[start of DATA LINES]

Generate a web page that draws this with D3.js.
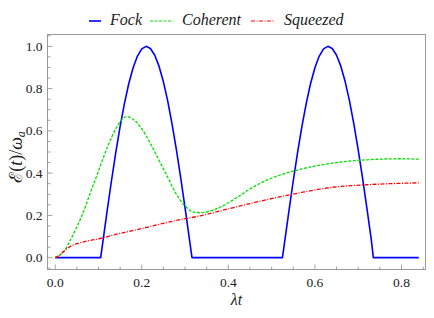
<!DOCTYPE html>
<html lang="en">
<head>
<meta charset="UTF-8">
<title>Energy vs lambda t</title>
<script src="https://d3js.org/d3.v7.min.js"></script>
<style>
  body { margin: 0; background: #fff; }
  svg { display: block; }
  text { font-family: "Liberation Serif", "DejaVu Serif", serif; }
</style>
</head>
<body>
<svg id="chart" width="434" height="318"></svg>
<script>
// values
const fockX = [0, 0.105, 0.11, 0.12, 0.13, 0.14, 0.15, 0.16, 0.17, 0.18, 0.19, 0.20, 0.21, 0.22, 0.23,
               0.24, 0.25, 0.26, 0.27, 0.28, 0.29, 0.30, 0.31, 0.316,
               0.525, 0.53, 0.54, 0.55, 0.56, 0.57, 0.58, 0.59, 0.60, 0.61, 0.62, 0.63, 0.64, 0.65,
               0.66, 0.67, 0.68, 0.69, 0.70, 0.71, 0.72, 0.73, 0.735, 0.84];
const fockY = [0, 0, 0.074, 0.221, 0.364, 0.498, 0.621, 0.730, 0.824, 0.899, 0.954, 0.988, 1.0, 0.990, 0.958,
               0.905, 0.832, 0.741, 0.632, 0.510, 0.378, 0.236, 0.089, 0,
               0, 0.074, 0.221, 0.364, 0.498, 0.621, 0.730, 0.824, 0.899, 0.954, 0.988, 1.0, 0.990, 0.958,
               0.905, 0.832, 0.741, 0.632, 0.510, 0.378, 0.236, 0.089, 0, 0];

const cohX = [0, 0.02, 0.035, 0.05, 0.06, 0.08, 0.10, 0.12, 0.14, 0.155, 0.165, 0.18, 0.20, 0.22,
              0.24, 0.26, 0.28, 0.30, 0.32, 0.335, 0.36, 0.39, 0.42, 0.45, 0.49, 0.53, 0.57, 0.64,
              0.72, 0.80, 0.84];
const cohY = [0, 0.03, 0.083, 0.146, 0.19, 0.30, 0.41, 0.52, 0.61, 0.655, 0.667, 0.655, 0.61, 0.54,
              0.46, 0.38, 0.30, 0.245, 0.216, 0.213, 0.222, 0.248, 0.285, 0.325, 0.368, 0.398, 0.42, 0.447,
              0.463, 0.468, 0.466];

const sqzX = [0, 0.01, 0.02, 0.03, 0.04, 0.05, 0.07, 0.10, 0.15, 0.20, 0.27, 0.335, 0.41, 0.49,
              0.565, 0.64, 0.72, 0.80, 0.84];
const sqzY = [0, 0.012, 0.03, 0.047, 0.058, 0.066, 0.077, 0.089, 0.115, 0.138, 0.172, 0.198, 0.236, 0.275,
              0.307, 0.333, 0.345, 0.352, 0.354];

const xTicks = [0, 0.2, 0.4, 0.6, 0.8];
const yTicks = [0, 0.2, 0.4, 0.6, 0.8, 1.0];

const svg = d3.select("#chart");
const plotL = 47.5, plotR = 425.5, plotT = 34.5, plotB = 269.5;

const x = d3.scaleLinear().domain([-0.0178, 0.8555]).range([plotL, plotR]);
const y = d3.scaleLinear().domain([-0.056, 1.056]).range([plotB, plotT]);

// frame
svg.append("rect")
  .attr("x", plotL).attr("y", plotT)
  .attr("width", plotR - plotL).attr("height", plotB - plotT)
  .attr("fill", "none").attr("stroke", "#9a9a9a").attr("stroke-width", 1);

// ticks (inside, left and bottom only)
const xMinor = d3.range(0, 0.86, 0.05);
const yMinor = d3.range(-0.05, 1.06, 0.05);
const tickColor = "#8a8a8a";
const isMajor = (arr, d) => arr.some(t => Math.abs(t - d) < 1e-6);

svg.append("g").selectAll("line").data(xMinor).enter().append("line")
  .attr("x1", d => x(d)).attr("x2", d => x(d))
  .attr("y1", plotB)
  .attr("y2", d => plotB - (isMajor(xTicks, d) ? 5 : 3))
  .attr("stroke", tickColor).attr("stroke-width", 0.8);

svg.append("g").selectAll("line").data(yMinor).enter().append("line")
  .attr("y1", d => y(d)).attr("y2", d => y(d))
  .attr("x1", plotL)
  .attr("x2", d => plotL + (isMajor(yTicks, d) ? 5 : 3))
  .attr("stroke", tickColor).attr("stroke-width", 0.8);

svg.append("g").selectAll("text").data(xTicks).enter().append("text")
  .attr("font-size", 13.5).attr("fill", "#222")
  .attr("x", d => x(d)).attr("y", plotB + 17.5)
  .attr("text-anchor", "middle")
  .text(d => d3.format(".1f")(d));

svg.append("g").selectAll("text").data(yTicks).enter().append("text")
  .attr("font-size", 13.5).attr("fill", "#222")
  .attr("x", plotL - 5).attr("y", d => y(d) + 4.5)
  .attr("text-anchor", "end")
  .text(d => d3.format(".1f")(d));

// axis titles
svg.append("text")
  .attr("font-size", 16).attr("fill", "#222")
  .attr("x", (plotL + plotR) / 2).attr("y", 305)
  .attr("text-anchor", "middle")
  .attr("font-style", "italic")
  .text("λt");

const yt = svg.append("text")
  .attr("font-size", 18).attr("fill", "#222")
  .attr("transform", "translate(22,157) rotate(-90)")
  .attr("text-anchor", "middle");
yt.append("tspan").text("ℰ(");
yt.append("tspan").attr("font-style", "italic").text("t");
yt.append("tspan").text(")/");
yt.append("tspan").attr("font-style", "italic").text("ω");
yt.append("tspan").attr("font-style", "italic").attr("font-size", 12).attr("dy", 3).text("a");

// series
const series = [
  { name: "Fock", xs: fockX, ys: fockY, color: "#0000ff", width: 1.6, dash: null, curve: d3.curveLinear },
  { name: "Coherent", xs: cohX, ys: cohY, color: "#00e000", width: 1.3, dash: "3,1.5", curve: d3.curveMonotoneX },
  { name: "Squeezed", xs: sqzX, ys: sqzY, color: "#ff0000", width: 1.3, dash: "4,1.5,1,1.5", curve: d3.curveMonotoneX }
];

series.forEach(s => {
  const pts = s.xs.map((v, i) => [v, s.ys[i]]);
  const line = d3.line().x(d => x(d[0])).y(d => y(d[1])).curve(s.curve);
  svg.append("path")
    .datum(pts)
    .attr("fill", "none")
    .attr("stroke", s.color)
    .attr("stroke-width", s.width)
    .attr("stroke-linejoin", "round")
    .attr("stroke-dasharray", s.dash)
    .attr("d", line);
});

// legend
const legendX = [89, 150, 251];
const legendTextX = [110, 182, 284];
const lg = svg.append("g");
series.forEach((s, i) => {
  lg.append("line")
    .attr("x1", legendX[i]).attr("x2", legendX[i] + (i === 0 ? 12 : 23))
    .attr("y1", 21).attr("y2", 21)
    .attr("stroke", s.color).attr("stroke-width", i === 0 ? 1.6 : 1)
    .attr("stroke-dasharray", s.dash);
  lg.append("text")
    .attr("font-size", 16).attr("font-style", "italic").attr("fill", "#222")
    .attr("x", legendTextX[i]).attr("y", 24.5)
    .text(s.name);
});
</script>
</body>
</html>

[end of DATA LINES]

### SET EXERCISE
Transcribe the listing in full. Omit the pictures and keep every line exact.

### REPLY
Generate a web page that draws this with D3.js.
<!DOCTYPE html>
<html lang="en">
<head>
<meta charset="UTF-8">
<title>Energy vs lambda t</title>
<script src="https://d3js.org/d3.v7.min.js"></script>
<style>
  body { margin: 0; background: #fff; }
  svg { display: block; }
  text { font-family: "Liberation Serif", "DejaVu Serif", serif; }
</style>
</head>
<body>
<svg id="chart" width="434" height="318"></svg>
<script>
// values
const fockX = [0, 0.105, 0.11, 0.12, 0.13, 0.14, 0.15, 0.16, 0.17, 0.18, 0.19, 0.20, 0.21, 0.22, 0.23,
               0.24, 0.25, 0.26, 0.27, 0.28, 0.29, 0.30, 0.31, 0.316,
               0.525, 0.53, 0.54, 0.55, 0.56, 0.57, 0.58, 0.59, 0.60, 0.61, 0.62, 0.63, 0.64, 0.65,
               0.66, 0.67, 0.68, 0.69, 0.70, 0.71, 0.72, 0.73, 0.735, 0.84];
const fockY = [0, 0, 0.074, 0.221, 0.364, 0.498, 0.621, 0.730, 0.824, 0.899, 0.954, 0.988, 1.0, 0.990, 0.958,
               0.905, 0.832, 0.741, 0.632, 0.510, 0.378, 0.236, 0.089, 0,
               0, 0.074, 0.221, 0.364, 0.498, 0.621, 0.730, 0.824, 0.899, 0.954, 0.988, 1.0, 0.990, 0.958,
               0.905, 0.832, 0.741, 0.632, 0.510, 0.378, 0.236, 0.089, 0, 0];

const cohX = [0, 0.02, 0.035, 0.05, 0.06, 0.08, 0.10, 0.12, 0.14, 0.155, 0.165, 0.18, 0.20, 0.22,
              0.24, 0.26, 0.28, 0.30, 0.32, 0.335, 0.36, 0.39, 0.42, 0.45, 0.49, 0.53, 0.57, 0.64,
              0.72, 0.80, 0.84];
const cohY = [0, 0.03, 0.083, 0.146, 0.19, 0.30, 0.41, 0.52, 0.61, 0.655, 0.667, 0.655, 0.61, 0.54,
              0.46, 0.38, 0.30, 0.245, 0.216, 0.213, 0.222, 0.248, 0.285, 0.325, 0.368, 0.398, 0.42, 0.447,
              0.463, 0.468, 0.466];

const sqzX = [0, 0.01, 0.02, 0.03, 0.04, 0.05, 0.07, 0.10, 0.15, 0.20, 0.27, 0.335, 0.41, 0.49,
              0.565, 0.64, 0.72, 0.80, 0.84];
const sqzY = [0, 0.012, 0.03, 0.047, 0.058, 0.066, 0.077, 0.089, 0.115, 0.138, 0.172, 0.198, 0.236, 0.275,
              0.307, 0.333, 0.345, 0.352, 0.354];

const xTicks = [0, 0.2, 0.4, 0.6, 0.8];
const yTicks = [0, 0.2, 0.4, 0.6, 0.8, 1.0];

const svg = d3.select("#chart");
const plotL = 47.5, plotR = 425.5, plotT = 34.5, plotB = 269.5;

const x = d3.scaleLinear().domain([-0.0178, 0.8555]).range([plotL, plotR]);
const y = d3.scaleLinear().domain([-0.056, 1.056]).range([plotB, plotT]);

// frame
svg.append("rect")
  .attr("x", plotL).attr("y", plotT)
  .attr("width", plotR - plotL).attr("height", plotB - plotT)
  .attr("fill", "none").attr("stroke", "#9a9a9a").attr("stroke-width", 1);

// ticks (inside, left and bottom only)
const xMinor = d3.range(0, 0.86, 0.05);
const yMinor = d3.range(-0.05, 1.06, 0.05);
const tickColor = "#8a8a8a";
const isMajor = (arr, d) => arr.some(t => Math.abs(t - d) < 1e-6);

svg.append("g").selectAll("line").data(xMinor).enter().append("line")
  .attr("x1", d => x(d)).attr("x2", d => x(d))
  .attr("y1", plotB)
  .attr("y2", d => plotB - (isMajor(xTicks, d) ? 5 : 3))
  .attr("stroke", tickColor).attr("stroke-width", 0.8);

svg.append("g").selectAll("line").data(yMinor).enter().append("line")
  .attr("y1", d => y(d)).attr("y2", d => y(d))
  .attr("x1", plotL)
  .attr("x2", d => plotL + (isMajor(yTicks, d) ? 5 : 3))
  .attr("stroke", tickColor).attr("stroke-width", 0.8);

svg.append("g").selectAll("text").data(xTicks).enter().append("text")
  .attr("font-size", 13.5).attr("fill", "#222")
  .attr("x", d => x(d)).attr("y", plotB + 17.5)
  .attr("text-anchor", "middle")
  .text(d => d3.format(".1f")(d));

svg.append("g").selectAll("text").data(yTicks).enter().append("text")
  .attr("font-size", 13.5).attr("fill", "#222")
  .attr("x", plotL - 5).attr("y", d => y(d) + 4.5)
  .attr("text-anchor", "end")
  .text(d => d3.format(".1f")(d));

// axis titles
svg.append("text")
  .attr("font-size", 16).attr("fill", "#222")
  .attr("x", (plotL + plotR) / 2).attr("y", 305)
  .attr("text-anchor", "middle")
  .attr("font-style", "italic")
  .text("λt");

const yt = svg.append("text")
  .attr("font-size", 18).attr("fill", "#222")
  .attr("transform", "translate(22,157) rotate(-90)")
  .attr("text-anchor", "middle");
yt.append("tspan").text("ℰ(");
yt.append("tspan").attr("font-style", "italic").text("t");
yt.append("tspan").text(")/");
yt.append("tspan").attr("font-style", "italic").text("ω");
yt.append("tspan").attr("font-style", "italic").attr("font-size", 12).attr("dy", 3).text("a");

// series
const series = [
  { name: "Fock", xs: fockX, ys: fockY, color: "#0000ff", width: 1.6, dash: null, curve: d3.curveLinear },
  { name: "Coherent", xs: cohX, ys: cohY, color: "#00e000", width: 1.3, dash: "3,1.5", curve: d3.curveMonotoneX },
  { name: "Squeezed", xs: sqzX, ys: sqzY, color: "#ff0000", width: 1.3, dash: "4,1.5,1,1.5", curve: d3.curveMonotoneX }
];

series.forEach(s => {
  const pts = s.xs.map((v, i) => [v, s.ys[i]]);
  const line = d3.line().x(d => x(d[0])).y(d => y(d[1])).curve(s.curve);
  svg.append("path")
    .datum(pts)
    .attr("fill", "none")
    .attr("stroke", s.color)
    .attr("stroke-width", s.width)
    .attr("stroke-linejoin", "round")
    .attr("stroke-dasharray", s.dash)
    .attr("d", line);
});

// legend
const legendX = [89, 150, 251];
const legendTextX = [110, 182, 284];
const lg = svg.append("g");
series.forEach((s, i) => {
  lg.append("line")
    .attr("x1", legendX[i]).attr("x2", legendX[i] + (i === 0 ? 12 : 23))
    .attr("y1", 21).attr("y2", 21)
    .attr("stroke", s.color).attr("stroke-width", i === 0 ? 1.6 : 1)
    .attr("stroke-dasharray", s.dash);
  lg.append("text")
    .attr("font-size", 16).attr("font-style", "italic").attr("fill", "#222")
    .attr("x", legendTextX[i]).attr("y", 24.5)
    .text(s.name);
});
</script>
</body>
</html>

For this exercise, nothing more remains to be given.